5G rolled out and I have a 5G phone (not because it's 5G but because it's my new phone) and whenever I do a speed test, the results are no better than 4G LTE. But there was a trade-off for the "upgrade" to 5G - the cell towers for 5G have much less range than the 4G ones do. So not only do I receive no improvement in speed but the towers' range is downgraded.
There's physics reasons that 5g is theoretically faster, while also having lower range. It's related to the frequency used. All other things being equal, higher frequency radio waves attenuate faster in any given medium than lower frequency waves. (Their range would effectively be identical in a vacuum.) But, the total number of waves you can transmit in any given period is inversely proportional to attenuation.
As you approach a bitrate that is equal to the frequency, you start to run up against the limits of physics in terms of how much information you can transmit. Choosing a frequency arbitrary to illustrate: 900 MHz. At 900MHz, there are 900 million waves going out per second. In some perfect universe, you could turn the signal on/off up to 900 million times per second, giving you a theoretical bitrate of 900Mbit, or 112MB/s. In reality, you never approach this limit, due to error correction and a bunch of other things, so you might get a tenth of that speed as your practical maximum from an engineering perspective. So maybe 10MB/s. There are other tricks you can do, like MIMO on multiple adjacent frequencies, but that is a digression.

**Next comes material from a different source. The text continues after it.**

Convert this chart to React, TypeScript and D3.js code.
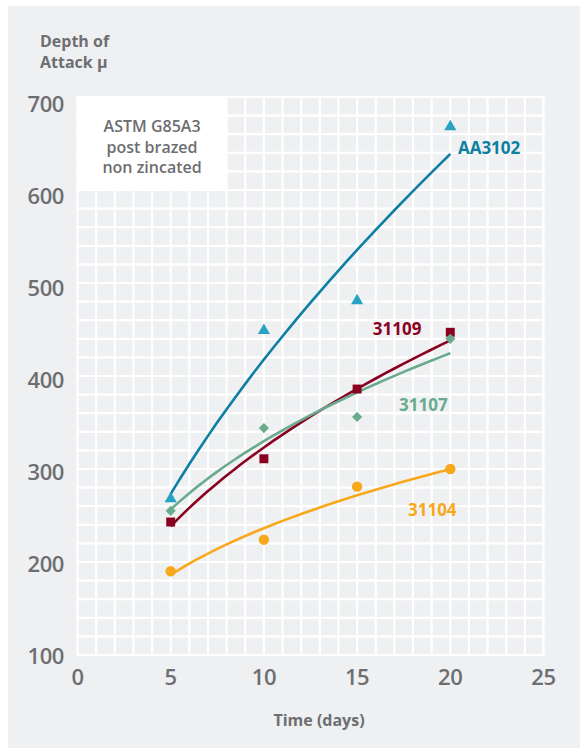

But if you go from 900 MHz to 2.4GHz, you automatically gain a reprieve from the physics, allowing you to potentially gain 2.7x the speed. Amazing! Only, now the signal is absorbed by materials 2.7x faster, and has trouble penetrating through walls as well and such. Yikes!
So you have a tradeoff. 4G is a lower frequency than 5G. 5G makes more sense in very dense open environments: stadiums, concerts, busy outdoor markets, etc. where you need a lot of bandwidth in a small area without a lot of obstacles. 4G will penetrate the walls of your house better, at lower theoretical top speeds. Phones can and should switch to whatever is optimal for the environment you're in.
We're near the limit of physics on these things and I don't expect things will evolve a lot more from here.
I think you might be talking about 5G mmWave which is really high frequency and really impractical in most cases due to requiring clear line of sight. Other than that 5G is used on the same bands / frequencies that 4G is and it's just utilizing them slightly better.
Ah, you're probably right.